This past Sunday, a church service was held at Brown Chapel A.M.E. Church in Selma to commemorate the 52nd anniversary of “Bloody Sunday” and...well, I have few or no words.
Esme Cribb at Talking Points Memo:
The service at Brown Chapel African Methodist Episcopal Church in Alabama was held to commemorate the 52nd anniversary of the "Bloody Sunday" march that erupted in police violence on Selma's Edmund Pettus Bridge, according to a video posted to Rev. William Barber's Facebook page.
Barber, who is president and senior lecturer of Repairers of the Breach, and church-goers walked out after Merrill spoke in support of Alabama's voter ID law, according to the video's caption.
"We can't be polite about this. We can't be casual or cavalier," Barber told a reporter. "We have more voter suppression in recent years than we've seen since Jim Crow."
He said that Merrill's promotion of the voter ID law was "another lie."
"I don't care if you came as secretary of state, to stand up and tell another lie, to push the lie of voter ID and confuse people, normalize it, on a day when the nation is watching," Barber said. "You cannot come and stand in that pulpit and promote a voter suppression tactic and then we just sit there."
He said that "democracy is at stake."
"You cannot have a democracy where voter suppression is normalized, where people will politely let people say to them what they're doing, in their face and in their church, and it's okay," Barber said. "To respect injustice is to be a part of it."
Mr. Merrill’s speech was beyond inappropriate, disrespectful, and reprehensible (though it was all of those things), especially considering the space in which he uttered those words.
Mr. Merrill’s words in Brown A.M.E. Church this past Sunday were obscene.
As Esquire’s Charles Pierce notes, this is far from a first for the Alabama Secretary of State.
Equally as obscene were the words of Dr. Ben Carson.

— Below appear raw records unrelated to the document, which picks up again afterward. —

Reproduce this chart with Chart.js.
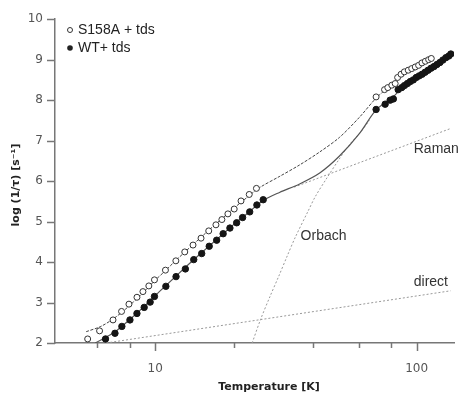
<!DOCTYPE html>
<html>
<head>
<meta charset="utf-8">
<script src="https://cdn.jsdelivr.net/npm/chart.js@4.4.1/dist/chart.umd.min.js"></script>
<style>
html, body { margin: 0; padding: 0; background: #fff; }
#wrap { width: 459px; height: 394px; }
</style>
</head>
<body>
<div id="wrap"><canvas id="canvas"></canvas></div>
<script>
const s158aT = [5.52, 6.13, 6.90, 7.44, 7.94, 8.52, 8.98, 9.46, 9.94, 10.95, 12.0, 12.98, 13.96, 14.98, 16.03, 17.08, 18.0, 18.98, 20.06, 21.3, 22.9, 24.4,
                70.0, 75.4, 77.6, 80.4, 82.8, 84.6, 87.2, 89.8, 92.9, 95.8, 98.8, 101.8, 104.8, 108.0, 111.2, 113.8];
const s158aY = [2.10, 2.30, 2.57, 2.78, 2.96, 3.13, 3.27, 3.41, 3.56, 3.80, 4.03, 4.25, 4.42, 4.59, 4.77, 4.92, 5.05, 5.19, 5.31, 5.51, 5.67, 5.82,
                8.08, 8.26, 8.31, 8.37, 8.41, 8.56, 8.64, 8.70, 8.74, 8.78, 8.82, 8.86, 8.92, 8.96, 9.00, 9.03];

const wtT = [6.46, 7.02, 7.46, 8.01, 8.52, 9.08, 9.57, 9.94, 10.99, 12.02, 13.05, 14.05, 15.07, 16.1, 17.19, 18.2, 19.32, 20.5, 21.6, 23.0, 24.5, 25.9,
             70.0, 75.8, 79.2, 81.5, 85.0, 87.7, 89.8, 92.2, 94.6, 97.1, 99.7, 102.3, 105.0, 107.8, 110.7, 113.6, 116.6, 119.6, 122.8, 126.0, 129.4, 132.8, 135.2];
const wtY = [2.10, 2.24, 2.41, 2.57, 2.73, 2.88, 3.01, 3.15, 3.40, 3.64, 3.83, 4.06, 4.21, 4.39, 4.54, 4.70, 4.84, 4.97, 5.10, 5.24, 5.41, 5.54,
             7.77, 7.90, 8.00, 8.03, 8.26, 8.31, 8.36, 8.41, 8.46, 8.50, 8.56, 8.60, 8.64, 8.69, 8.74, 8.79, 8.83, 8.88, 8.93, 8.99, 9.05, 9.09, 9.14];

// fit curves
const fitS158aT = [5.45, 6.2, 7.0, 8.0, 9.0, 10.0, 11.0, 12.0, 14.0, 16.0, 18.0, 20.0, 22.5, 25.1, 30.0, 35.7, 42.6, 50.7, 60.5, 70.0, 80.0, 90.0, 100.0, 114.0];
const fitS158aY = [2.28, 2.41, 2.62, 2.93, 3.25, 3.55, 3.80, 4.04, 4.44, 4.78, 5.07, 5.33, 5.60, 5.84, 6.12, 6.40, 6.72, 7.08, 7.58, 8.05, 8.38, 8.66, 8.86, 9.05];

const fitWtT = [5.9, 7.0, 8.0, 9.0, 10.0, 11.0, 12.0, 14.0, 16.0, 18.0, 20.0, 22.5, 25.9, 29.9, 35.7, 42.6, 50.7, 60.5, 70.0, 80.0, 90.0, 100.0, 115.0, 136.0];
const fitWtY = [2.0, 2.27, 2.58, 2.88, 3.17, 3.42, 3.65, 4.05, 4.38, 4.67, 4.93, 5.20, 5.52, 5.72, 5.93, 6.20, 6.62, 7.18, 7.76, 8.04, 8.36, 8.57, 8.82, 9.14];

const ramanT = [34.0, 135.0];
const ramanY = [5.85, 7.30];
const orbachT = [23.5, 25.3, 27.5, 29.7, 32.0, 34.4, 38.4, 41.0, 45.1, 50.3, 55.0, 60.5, 66.0];
const orbachY = [2.0, 2.58, 3.15, 3.65, 4.15, 4.62, 5.25, 5.62, 6.05, 6.52, 6.88, 7.18, 7.50];
const directT = [6.5, 135.0];
const directY = [2.0, 3.29];

// axes
const xTicks = [6, 8, 10, 20, 40, 60, 80, 100];
const xLabelled = [10, 100];
const yTicks = [2, 3, 4, 5, 6, 7, 8, 9, 10];

const seriesNames = ['S158A + tds', 'WT+ tds'];
const curveNames = [
  {text: 'Raman', T: 97.5, Y: 6.79},
  {text: 'Orbach', T: 36.0, Y: 4.64},
  {text: 'direct', T: 97.5, Y: 3.51}
];

function pts(xs, ys) {
  return xs.map(function (x, i) { return {x: x, y: ys[i]}; });
}

const decor = {
  id: 'decor',
  afterDraw: function (chart) {
    const ctx = chart.ctx;
    const x = chart.scales.x, y = chart.scales.y;
    ctx.save();
    ctx.strokeStyle = '#777';
    ctx.lineWidth = 1.5;
    xTicks.forEach(function (v) {
      const px = Math.round(x.getPixelForValue(v)) + 0.5;
      const len = xLabelled.indexOf(v) >= 0 ? 8 : 5;
      ctx.beginPath();
      ctx.moveTo(px, y.bottom);
      ctx.lineTo(px, y.bottom + len);
      ctx.stroke();
    });
    yTicks.forEach(function (v) {
      const py = Math.round(y.getPixelForValue(v)) + 0.5;
      ctx.beginPath();
      ctx.moveTo(x.left, py);
      ctx.lineTo(x.left - 8, py);
      ctx.stroke();
    });

    // legend
    ctx.font = '14px "Liberation Sans", Arial, sans-serif';
    ctx.textBaseline = 'middle';
    ctx.fillStyle = '#222';
    ctx.lineWidth = 1;
    ctx.strokeStyle = '#333';
    ctx.beginPath();
    ctx.arc(70, 30, 2.5, 0, Math.PI * 2);
    ctx.stroke();
    ctx.fillText(seriesNames[0], 78, 30);
    ctx.beginPath();
    ctx.arc(70, 48, 2.8, 0, Math.PI * 2);
    ctx.fill();
    ctx.fillText(seriesNames[1], 78, 48);

    // curve labels
    ctx.fillStyle = '#333';
    curveNames.forEach(function (c) {
      ctx.fillText(c.text, x.getPixelForValue(c.T), y.getPixelForValue(c.Y));
    });

    // axis titles
    ctx.fillStyle = '#222';
    ctx.font = 'bold 11px "DejaVu Sans", sans-serif';
    ctx.textAlign = 'center';
    ctx.fillText('Temperature [K]', 269, 387);
    ctx.translate(16, 185);
    ctx.rotate(-Math.PI / 2);
    ctx.fillText('log (1/\u03C4) [s\u207B\u00B9]', 0, 0);
    ctx.restore();
  }
};

const ctx = document.getElementById('canvas').getContext('2d');
const myChart = new Chart(ctx, {
  type: 'scatter',
  data: {
    datasets: [
      {label: seriesNames[0], data: pts(s158aT, s158aY), order: 0,
       pointRadius: 3, pointBackgroundColor: '#fff', pointBorderColor: '#333', pointBorderWidth: 1},
      {label: seriesNames[1], data: pts(wtT, wtY), order: 0,
       pointRadius: 3.2, pointBackgroundColor: '#151515', pointBorderColor: '#151515', pointBorderWidth: 1},
      {label: 'fit S158A', data: pts(fitS158aT, fitS158aY), order: 1, showLine: true, pointRadius: 0,
       borderColor: '#444', borderWidth: 1, borderDash: [3, 1.5], tension: 0.3},
      {label: 'fit WT', data: pts(fitWtT, fitWtY), order: 1, showLine: true, pointRadius: 0,
       borderColor: '#555', borderWidth: 1.2, tension: 0.3},
      {label: 'Raman', data: pts(ramanT, ramanY), order: 2, showLine: true, pointRadius: 0,
       borderColor: '#999', borderWidth: 1, borderDash: [2, 2]},
      {label: 'Orbach', data: pts(orbachT, orbachY), order: 2, showLine: true, pointRadius: 0,
       borderColor: '#999', borderWidth: 1, borderDash: [2, 2], tension: 0.3},
      {label: 'direct', data: pts(directT, directY), order: 2, showLine: true, pointRadius: 0,
       borderColor: '#999', borderWidth: 1, borderDash: [2, 2]}
    ]
  },
  options: {
    responsive: true,
    maintainAspectRatio: false,
    animation: false,
    devicePixelRatio: 1,
    layout: {padding: {top: 19, right: 4, left: 0, bottom: 0}},
    plugins: {legend: {display: false}, tooltip: {enabled: false}},
    scales: {
      x: {
        type: 'logarithmic',
        min: 4.14,
        max: 139,
        afterBuildTicks: function (scale) {
          scale.ticks = xTicks.map(function (v) { return {value: v}; });
        },
        afterFit: function (scale) { scale.height = 51; },
        grid: {display: false, drawTicks: false},
        border: {display: true, color: '#777', width: 1.5},
        ticks: {
          autoSkip: false, maxRotation: 0, padding: 19,
          color: '#555', font: {family: 'DejaVu Sans', size: 12},
          callback: function (v) { return xLabelled.indexOf(v) >= 0 ? String(v) : ''; }
        }
      },
      y: {
        min: 2,
        max: 10,
        afterBuildTicks: function (scale) {
          scale.ticks = yTicks.map(function (v) { return {value: v}; });
        },
        afterFit: function (scale) { scale.width = 55; },
        grid: {display: false, drawTicks: false},
        border: {display: true, color: '#777', width: 1.5},
        ticks: {padding: 12, color: '#555', font: {family: 'DejaVu Sans', size: 12}}
      }
    }
  },
  plugins: [decor]
});
</script>
</body>
</html>
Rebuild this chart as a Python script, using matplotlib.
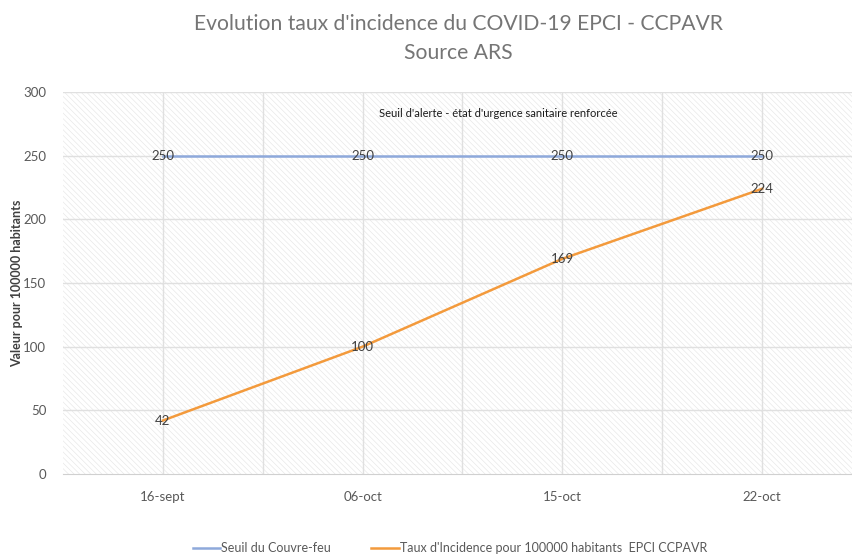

My initial reaction to Dr. Carson’s comments was to wonder what the fu*k this co...uh, clown was talking about (tossing a couple of sawbucks in The Porch cussjar). .
And then I wondered: What type of audience could possibly be receptive to comments like these?
I suspect that even the most conservative of white evangelical Christians that would prefer to adhere as closely to what Frederick Douglass called “slaveholder Christianity”) can acknowledge the empirical fact of he slave trade of Africans to the United States (even if they still may think that black people deserved (and still deserve) to be slaves.
Eh...better to call Dr. Carson’s comments out for the obscenities that they are and be done with it, for now.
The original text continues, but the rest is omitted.